Contributor: Gayatri Devraj , Pennsylvania, USA
Region Style: India
1. Mung Bean Sprouts: 3 Cups
2. Red Bell pepper (red capsicum): 2 large capsicum
3. Onion Finely chopped: 1
4. Garlic: 2 cloves
5. Ginger: 1/2 piece
6. Cumin seeds: 1 tsp
7. Mustard seeds: 1 tsp
8. Red chili powder: 1 tsp or as per taste
9. Turmeric: 1/2 tsp
10. Dhania powder: 1 tsp
11. Amchur powder: 1/2 tsp
12. Hing (asafetida): Pinch
13. Oil: 3tsp or as per your taste
14. salt: Per taste
15. sugar: Pinch
16. cilantro leaves for garnishing: 1 strand
Step 1: Rinse and bring fresh water to boil. Add bean sprouts, cook for 15 minutes.
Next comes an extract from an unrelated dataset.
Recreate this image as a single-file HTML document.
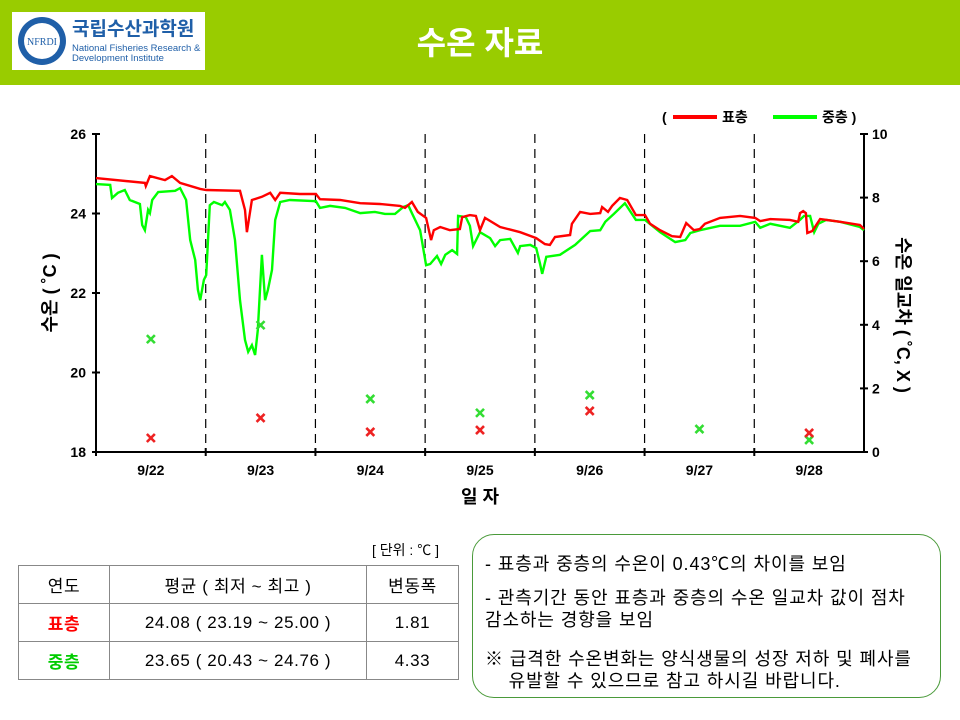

Drain and put beans aside.
Step 2: Chop red bell pepper in small pieces
Step 3: Make paste of ginger garlic in blender.
Step 4: Heat a pan with oil ,add mustard, cumin seeds and pinch of hing .
Step 5: Add onions along with ginger garlic paste, fry till golden brown.
Step 6: Add red bell pepper and fry it for just minute. Keep pan covered and cook for 5 to 7 minutes on medium heat. Add turmeric, red chili powder, dhania powder, amchur powder, salt, sugar. Stir it well.
Step 7: Stir in Mung sprouts. Cook another 7 minutes.
Step 8: Remove it from pan serve it in bowl and garnish it with cilantro or mint leaves.
Note: You can use yellow pepper or green bell peppers. Red bell pepper have better flavor.
Sprouting Mung Beans
It will take about two days to sprout Mung beans.
Step 1: Soak 1 cup of Whole Mung beans in 4 cups of water overnight.
Step 2: Drain and rinse in water at room temperature. Cover the the pot containing beans with a cheese cloth. Remember! from now on you will not soak bean in water. Store beans in dark place for six to eight hours.
Step 3: Rinse beans in water at room temperature. You will notice the beans are about ready to sprout. Cover the the pot containing beans with a cheese cloth. Store beans in dark place for six hours. Repeat this process till the bean sprouts are to your liking.
One cup of dried whole Mung Beans will yield about 3 cups of sprouted beans.